= Ymagines Fulgencii =

Reference work

Cupidity and Avarice personified, from the illustrated copy in Pal. lat. 1066

The Ymagines Fulgencii ('Images of Fulgentius') is a 14th-century Latin reference work of mythography, containing "descriptions of the representations of diverse mythological and allegorical figures."

==Content==
The Ymagines begins with the words Refert Fulgentius de ornatu orbis, referring to a nonexistent work of Fulgentius as its source. In fact, it is derived only indirectly from Fulgentius' authentic Mythologicon via John Ridewall's commentary, Fulgentius metaforalis. There is an abridged copy of the Fulgentius metaforalis (Vatican, Reg. lat. 453), dating to the late 14th century and probably produced in France, which may represent "the first step of the process which eventually produced the complete Ymagines".

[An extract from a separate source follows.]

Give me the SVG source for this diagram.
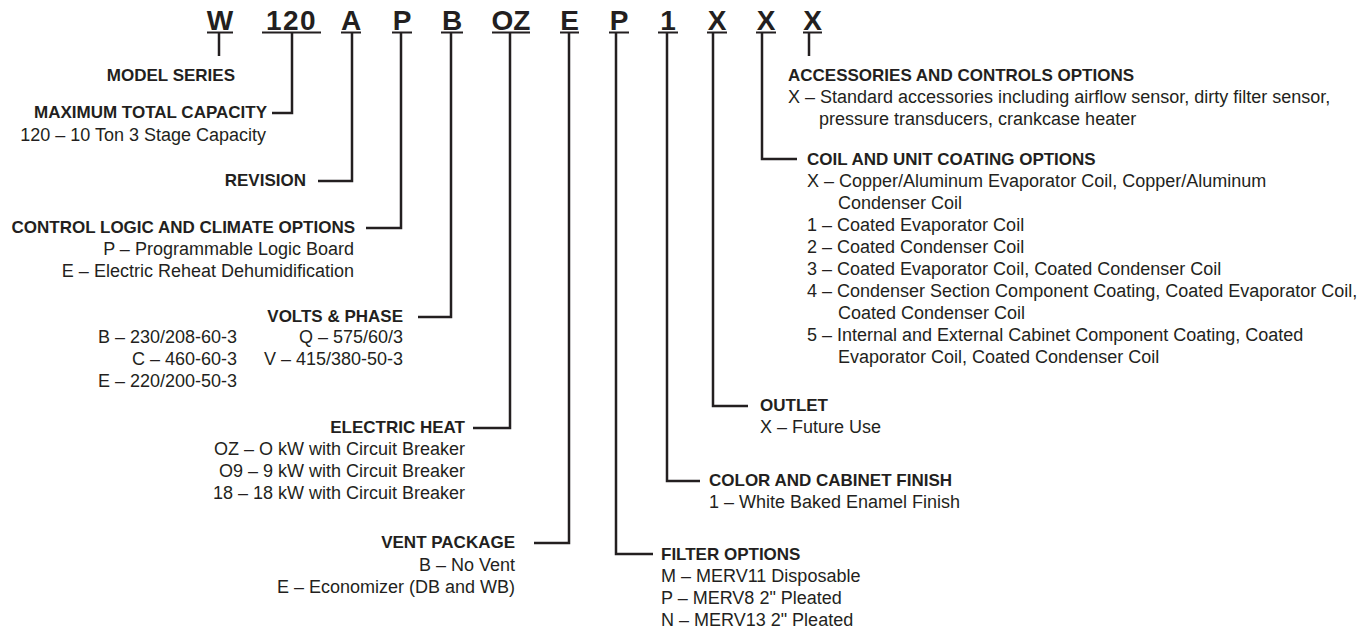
<svg xmlns="http://www.w3.org/2000/svg" width="1362" height="628" viewBox="0 0 1362 628">
<style>
  .bg{fill:#ffffff}
  .code{font-family:"Liberation Sans",Arial,sans-serif;font-weight:bold;font-size:28px;fill:#231f20;text-anchor:middle}
  .h{font-family:"Liberation Sans",Arial,sans-serif;font-weight:bold;font-size:17px;fill:#231f20}
  .t{font-family:"Liberation Sans",Arial,sans-serif;font-size:18px;fill:#231f20}
  .e{text-anchor:end}
  .ul{stroke:#231f20;stroke-width:2}
  .ln{stroke:#231f20;stroke-width:2.5;fill:none}
</style>
<rect class="bg" x="0" y="0" width="1362" height="628"/>

<g id="code">
  <g id="code-W"><text class="code" x="220" y="30">W</text><line class="ul" x1="207" y1="32.5" x2="233" y2="32.5"/></g>
  <g id="code-120"><text class="code" x="291.5" y="30" letter-spacing="1.5">120</text><line class="ul" x1="262" y1="32.5" x2="321" y2="32.5"/></g>
  <g id="code-A"><text class="code" x="351" y="30">A</text><line class="ul" x1="341" y1="32.5" x2="361" y2="32.5"/></g>
  <g id="code-P"><text class="code" x="402" y="30">P</text><line class="ul" x1="392" y1="32.5" x2="412" y2="32.5"/></g>
  <g id="code-B"><text class="code" x="452" y="30">B</text><line class="ul" x1="441" y1="32.5" x2="463" y2="32.5"/></g>
  <g id="code-OZ"><text class="code" x="511" y="30">OZ</text><line class="ul" x1="492" y1="32.5" x2="530" y2="32.5"/></g>
  <g id="code-E"><text class="code" x="569.5" y="30">E</text><line class="ul" x1="560" y1="32.5" x2="579" y2="32.5"/></g>
  <g id="code-P2"><text class="code" x="619" y="30">P</text><line class="ul" x1="609" y1="32.5" x2="629" y2="32.5"/></g>
  <g id="code-1"><text class="code" x="668" y="30">1</text><line class="ul" x1="658" y1="32.5" x2="678" y2="32.5"/></g>
  <g id="code-X1"><text class="code" x="717" y="30">X</text><line class="ul" x1="707" y1="32.5" x2="727" y2="32.5"/></g>
  <g id="code-X2"><text class="code" x="766" y="30">X</text><line class="ul" x1="756" y1="32.5" x2="776" y2="32.5"/></g>
  <g id="code-X3"><text class="code" x="812.5" y="30">X</text><line class="ul" x1="803" y1="32.5" x2="822" y2="32.5"/></g>
</g>

<g id="connectors">
  <path class="ln" d="M219,33 V56"/>
  <path class="ln" d="M292,33 V113 H272"/>
  <path class="ln" d="M352,33 V181 H318"/>
  <path class="ln" d="M401,33 V228 H366"/>
  <path class="ln" d="M451,33 V317 H418"/>
  <path class="ln" d="M510,33 V428 H473"/>
  <path class="ln" d="M569,33 V543 H534"/>
  <path class="ln" d="M616,33 V554 H653"/>
  <path class="ln" d="M667,33 V481 H700"/>
  <path class="ln" d="M713,33 V406 H748"/>
  <path class="ln" d="M762,33 V159 H797"/>
  <path class="ln" d="M809,33 V56"/>
</g>

<g id="model-series">
  <text class="h e" x="235" y="81">MODEL SERIES</text>
</g>
<g id="max-capacity">
  <text class="h e" x="267" y="118">MAXIMUM TOTAL CAPACITY</text>
  <text class="t e" x="266" y="141">120 – 10 Ton 3 Stage Capacity</text>
</g>
<g id="revision">
  <text class="h e" x="306" y="186">REVISION</text>
</g>
<g id="control-logic">
  <text class="h e" x="355" y="233">CONTROL LOGIC AND CLIMATE OPTIONS</text>
  <text class="t e" x="354" y="255">P – Programmable Logic Board</text>
  <text class="t e" x="354" y="277">E – Electric Reheat Dehumidification</text>
</g>
<g id="volts-phase">
  <text class="h e" x="403" y="322">VOLTS &amp; PHASE</text>
  <text class="t e" x="237" y="343">B – 230/208-60-3</text>
  <text class="t e" x="237" y="365">C – 460-60-3</text>
  <text class="t e" x="237" y="387">E – 220/200-50-3</text>
  <text class="t e" x="403" y="343">Q – 575/60/3</text>
  <text class="t e" x="403" y="365">V – 415/380-50-3</text>
</g>
<g id="electric-heat">
  <text class="h e" x="465" y="433">ELECTRIC HEAT</text>
  <text class="t e" x="465" y="455">OZ – O kW with Circuit Breaker</text>
  <text class="t e" x="465" y="477">O9 – 9 kW with Circuit Breaker</text>
  <text class="t e" x="465" y="499">18 – 18 kW with Circuit Breaker</text>
</g>
<g id="vent-package">
  <text class="h e" x="515" y="548">VENT PACKAGE</text>
  <text class="t e" x="515" y="571">B – No Vent</text>
  <text class="t e" x="515" y="593">E – Economizer (DB and WB)</text>
</g>
<g id="filter-options">
  <text class="h" x="661" y="560">FILTER OPTIONS</text>
  <text class="t" x="661" y="582">M – MERV11 Disposable</text>
  <text class="t" x="661" y="604">P – MERV8 2" Pleated</text>
  <text class="t" x="661" y="626">N – MERV13 2" Pleated</text>
</g>
<g id="color-finish">
  <text class="h" x="709" y="486">COLOR AND CABINET FINISH</text>
  <text class="t" x="709" y="508">1 – White Baked Enamel Finish</text>
</g>
<g id="outlet">
  <text class="h" x="760" y="411">OUTLET</text>
  <text class="t" x="760" y="433">X – Future Use</text>
</g>
<g id="coil-coating">
  <text class="h" x="807" y="165">COIL AND UNIT COATING OPTIONS</text>
  <text class="t" x="807" y="187">X – Copper/Aluminum Evaporator Coil, Copper/Aluminum</text>
  <text class="t" x="838" y="209">Condenser Coil</text>
  <text class="t" x="807" y="231">1 – Coated Evaporator Coil</text>
  <text class="t" x="807" y="253">2 – Coated Condenser Coil</text>
  <text class="t" x="807" y="275">3 – Coated Evaporator Coil, Coated Condenser Coil</text>
  <text class="t" x="807" y="297">4 – Condenser Section Component Coating, Coated Evaporator Coil,</text>
  <text class="t" x="838" y="319">Coated Condenser Coil</text>
  <text class="t" x="807" y="341">5 – Internal and External Cabinet Component Coating, Coated</text>
  <text class="t" x="838" y="363">Evaporator Coil, Coated Condenser Coil</text>
</g>
<g id="accessories">
  <text class="h" x="788" y="81">ACCESSORIES AND CONTROLS OPTIONS</text>
  <text class="t" x="788" y="103">X – Standard accessories including airflow sensor, dirty filter sensor,</text>
  <text class="t" x="819" y="125">pressure transducers, crankcase heater</text>
</g>
</svg>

In its complete form, the Ymagines contains 33 chapters, the last sixteen derived from the Fulgentius metaforalis. The first seventeen are:

1. Jupiter (with three wings)
2. Reason
3. Charity
4. Friendship
5. Three Graces
6. Jupiter (as the sun)
7. Virgo
8. Earth
9. Woman
10. Mortal sin
11. Vanity
12. Love
13. Cerberus
14. Fortune
15. Tripartite life of man (Juno, Minerva and Venus)
16. Chimera
17. Liber

==Manuscripts==

Vanity personified in Pal. lat. 1066

The Ymagines is found in many manuscripts, frequently alongside Robert Holcot's Moralitates and in some cases even misattributed to Holcot. Nobody has yet catalogued all the manuscripts of the Ymagines. Among the known manuscripts containing the Ymagines in whole or in part are:

- Bordeaux, Bibliothèque municipale, 267
- Heidelberg, Universitätsbibliothek, Cod. Sal., VII, 104
- London, British Museum, Additional 21429
- Madrid, Biblioteca de la Universidad, 111
- Paris, Bibliothèque Mazarine, 986
- Paris, Bibliothèque nationale de France, Latin 590, the oldest copy
- Troyes, Bibliothèque municipale, 1701
- Vatican City, Biblioteca Apostolica, Pal. lat. 159
- Vatican City, Biblioteca Apostolica, Pal. lat. 1066 (fols. 235r–243v), which also contains the Fulgentius metaforalis (fols. 217v–231v)
- Vatican City, Biblioteca Apostolica, Pal. lat. 1726
- Vatican City, Biblioteca Apostolica, Vat. lat. 4347

In the Heidelberg manuscript and Pal. lat. 1066, the order of figures is different.